By the end of the day we’re exhausted, and we’re glad to sit around the fire at his friend’s farm, eating couscous and singing old songs.

*            *            *

The next day we take a shared taxi to Ramallah. The journey used to be a short one, through Jerusalem and out the other side, but because of the Wall it’s an hour-long drive these days. We wind out of Beit Sahour, through Fire Valley, past more settlements and into sprawling residential areas, which used to be suburbs of Jerusalem and are now cut off from the city. Baha talks all the way, a story for every place we pass, building a picture before which we can only nod, stunned.

Arriving in Ramallah, there’s a big-city bustle. Men smoke shisha on the pavements, butchers sell meat, people of all sizes cross busy roads and ‘Osama’s Pizzeria’ competes with ‘Fish and Chips’ for custom.

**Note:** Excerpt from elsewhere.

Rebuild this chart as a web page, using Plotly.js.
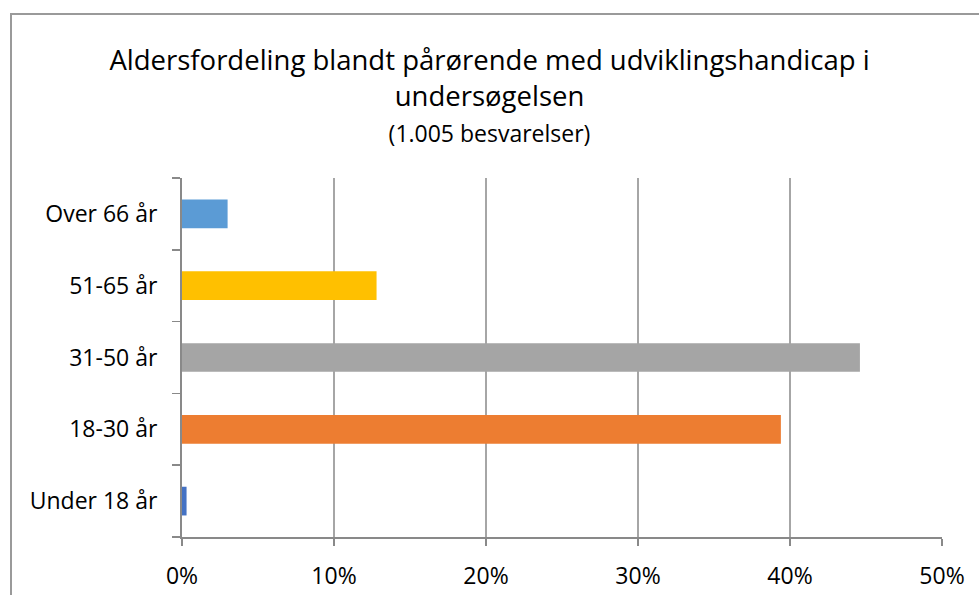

There’s a billboard across the street from where we sit drinking tea. It carries a picture of a young man with a rifle.

“Who’s that?” we ask.

“A martyr”, Baha replies.

“He was killed in that spot”.

Every inch of soil has blood in its history.

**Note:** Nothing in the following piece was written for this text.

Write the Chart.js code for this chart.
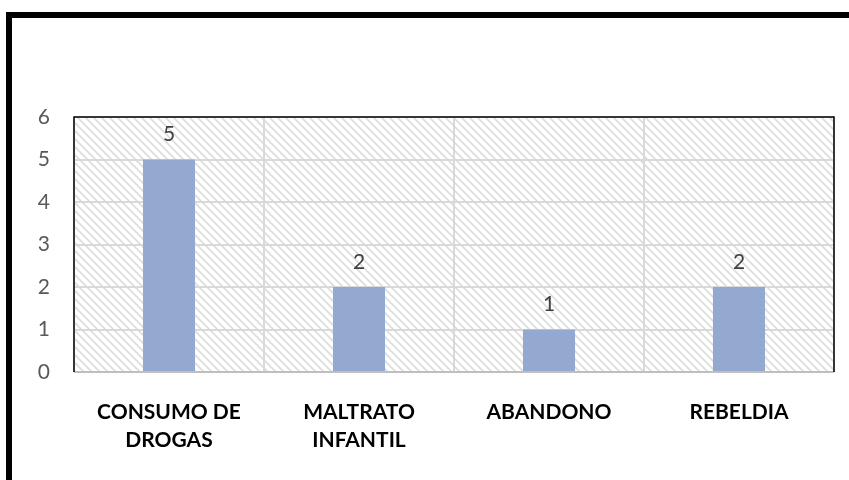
<!DOCTYPE html>
<html>
<head>
<meta charset="utf-8">
<script src="https://cdn.jsdelivr.net/npm/chart.js@4.4.1/dist/chart.umd.min.js"></script>
<style>
	html, body { margin: 0; padding: 0; background: #fff; overflow: hidden; }
	#wrap { position: relative; width: 849px; height: 480px; }
	#frame { position: absolute; left: 6px; top: 12px; width: 900px; height: 500px;
		border-left: 6px solid #000; border-top: 6px solid #000; }
	canvas { position: absolute; left: 0; top: 0; }
</style>
</head>
<body>
<div id="wrap">
	<div id="frame"></div>
	<canvas id="mycanvas" width="849" height="480"></canvas>
</div>
<script>
var categorias = [["CONSUMO DE", "DROGAS"], ["MALTRATO", "INFANTIL"], "ABANDONO", "REBELDIA"];
var valores = [5, 2, 1, 2];
var ticksY = [0, 1, 2, 3, 4, 5, 6];

// hatch pattern for the plot area
function makeHatch() {
	var c = document.createElement('canvas');
	c.width = 8; c.height = 8;
	var g = c.getContext('2d');
	g.fillStyle = '#ffffff';
	g.fillRect(0, 0, 8, 8);
	g.strokeStyle = '#dcdcdc';
	g.lineWidth = 1.6;
	g.beginPath();
	g.moveTo(-2, -2); g.lineTo(10, 10);
	g.moveTo(-2, 6); g.lineTo(2, 10);
	g.moveTo(6, -2); g.lineTo(10, 2);
	g.stroke();
	return g.createPattern(c, 'repeat');
}

var fondo = {
	id: 'fondo',
	beforeDraw: function(chart) {
		var a = chart.chartArea, ctx = chart.ctx;
		ctx.save();
		ctx.fillStyle = makeHatch();
		ctx.fillRect(a.left, a.top, a.right - a.left, a.bottom - a.top);
		ctx.restore();
	},
	afterDraw: function(chart) {
		var a = chart.chartArea, ctx = chart.ctx;
		ctx.save();
		ctx.strokeStyle = '#bfbfbf';
		ctx.lineWidth = 2;
		ctx.beginPath();
		ctx.moveTo(a.left, a.bottom); ctx.lineTo(a.right, a.bottom);
		ctx.stroke();
		ctx.strokeStyle = '#000';
		ctx.lineWidth = 1.5;
		ctx.beginPath();
		ctx.moveTo(a.left, a.bottom); ctx.lineTo(a.left, a.top);
		ctx.lineTo(a.right, a.top); ctx.lineTo(a.right, a.bottom);
		ctx.stroke();
		// value labels
		var meta = chart.getDatasetMeta(0);
		ctx.fillStyle = '#404040';
		ctx.font = '21px Lato';
		ctx.textAlign = 'center';
		ctx.textBaseline = 'middle';
		meta.data.forEach(function(bar, i) {
			ctx.fillText(valores[i], bar.x, bar.y - 25);
		});
		ctx.restore();
	}
};

var ctx = document.getElementById('mycanvas');
var grafico = new Chart(ctx, {
	type: 'bar',
	data: {
		labels: categorias,
		datasets: [{
			data: valores,
			backgroundColor: '#94a9d0',
			borderWidth: 0,
			barPercentage: 0.274,
			categoryPercentage: 1
		}]
	},
	options: {
		responsive: false,
		animation: false,
		devicePixelRatio: 1,
		layout: { padding: { top: 117, right: 15, left: 0, bottom: 0 } },
		plugins: { legend: { display: false }, tooltip: { enabled: false } },
		scales: {
			x: {
				grid: { color: '#d9d9d9', lineWidth: 2, drawTicks: false, offset: true },
				border: { display: false },
				ticks: { color: '#000', font: { family: 'Lato', size: 21, weight: 'bold', lineHeight: 1.35 }, padding: 26, maxRotation: 0, autoSkip: false },
				afterFit: function(s) { s.height = 108; }
			},
			y: {
				min: 0, max: 6,
				afterBuildTicks: function(s) { s.ticks = ticksY.map(function(v) { return { value: v }; }); },
				grid: { color: '#d9d9d9', lineWidth: 2, drawTicks: false },
				border: { display: false },
				ticks: { color: '#595959', font: { family: 'Lato', size: 21 }, padding: 24 },
				afterFit: function(s) { s.width = 74; }
			}
		}
	},
	plugins: [fondo]
});
</script>
</body>
</html>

We find our way to the venue where we’re to be performing The Rebel Cell in a few hours. It’s unexpected, straight out of Brighton- minimal sofas here and there and MF Doom playing on the sound system. A long room, with a bar at one end. We wonder how on earth a theatre piece is going to go down here.

The crowd that eventually comes to fill the space is young and 50% foreign (Ramallah’s foreigners; aid workers and journalists). Tom’s a writer for Reuters, Carlo teaches music in schools and Kara works for Oxfam. After a hiphop set from Boykutt, a local MC, we arrange chairs in a theatre-like formation in the hope it’ll create an atmosphere of listening, and launch in.

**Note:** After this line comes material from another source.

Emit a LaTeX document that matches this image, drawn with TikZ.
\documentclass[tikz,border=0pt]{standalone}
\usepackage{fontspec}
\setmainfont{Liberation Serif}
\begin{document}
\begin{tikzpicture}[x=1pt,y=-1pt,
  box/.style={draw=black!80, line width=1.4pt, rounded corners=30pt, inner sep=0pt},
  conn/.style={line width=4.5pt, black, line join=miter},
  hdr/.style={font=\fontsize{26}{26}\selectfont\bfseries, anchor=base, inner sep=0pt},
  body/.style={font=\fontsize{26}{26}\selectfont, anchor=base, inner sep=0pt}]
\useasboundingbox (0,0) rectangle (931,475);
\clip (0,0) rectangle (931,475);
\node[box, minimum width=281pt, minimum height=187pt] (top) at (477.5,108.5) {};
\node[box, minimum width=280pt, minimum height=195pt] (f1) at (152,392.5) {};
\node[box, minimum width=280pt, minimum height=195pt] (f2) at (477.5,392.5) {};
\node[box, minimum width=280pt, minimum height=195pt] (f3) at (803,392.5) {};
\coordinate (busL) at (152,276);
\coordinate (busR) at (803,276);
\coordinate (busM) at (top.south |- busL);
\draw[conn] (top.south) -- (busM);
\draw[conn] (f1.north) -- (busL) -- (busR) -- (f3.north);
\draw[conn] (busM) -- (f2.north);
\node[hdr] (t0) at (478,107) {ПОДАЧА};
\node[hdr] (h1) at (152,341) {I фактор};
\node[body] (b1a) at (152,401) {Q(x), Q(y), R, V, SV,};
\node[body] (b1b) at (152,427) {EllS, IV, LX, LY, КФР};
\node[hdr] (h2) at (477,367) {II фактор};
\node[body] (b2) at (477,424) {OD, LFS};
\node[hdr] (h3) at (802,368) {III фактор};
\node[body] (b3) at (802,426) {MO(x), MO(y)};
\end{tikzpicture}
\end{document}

To our surprise, the people are mostly attentive as we manoeuvre through the play, yell our slogans and discuss our notions. There’s even a small cheer at the end. We take a beer break and then launch into a full hiphop set, high volume and energy. Now, the crowd properly comes alive- this is what they’re out for on a Saturday night. Arms in the air, smoke in the light, sweat in the T-shirts. We invite Boykutt up on stage with us and a cipher is born, freestyles in 2 languages with Carlo producing a trombone to blow somewhere between.

“Haaa!”,

A man shouts afterwards, grabbing my sleeve.

“Wanderful!”

His name is Ahmed, and he enjoyed the set with a wild, drunk abandon.

“Waaanderful!”

Ahmed speaks a unique form of English, with almost no knowledge of grammar but a heightened sense of poetry. He tells me there is poetry in the child confronting a tank with a stone, it is Madosophy, insane thinking that somehow makes sense. I have to agree. He is from Gaza; he managed to leave a year ago and make his way here to the West Bank, but now he’s stuck. If he tries to travel he’ll have to pass checkpoints and show his Gaza I.D, which will get him sent straight back to that danger. He hasn’t left this town at all for a year. We talk animatedly for an hour; Ahmed buys a round of beers. He misses his family. I buy a round of shots. We become friends.

When the bar closes, Ahmed and I say farewell, and Baba leaves too, off on a night-mission back to Tel Aviv to catch his morning flight to Cairo. A rag-tag group of us make our way to Kara’s flat, where we eat pasta on the roof and talk more. Ramallah’s jumble is spread out below us, and the brighter lights of Jerusalem cast a glow from behind the hill.

Baha has to go- he’s got a meeting in the morning. Our goodbyes are tearful, and we feel deflated and finally tired, sitting there. We head back to his brother’s flat where there are blankets and bedding, and crash hard and completely.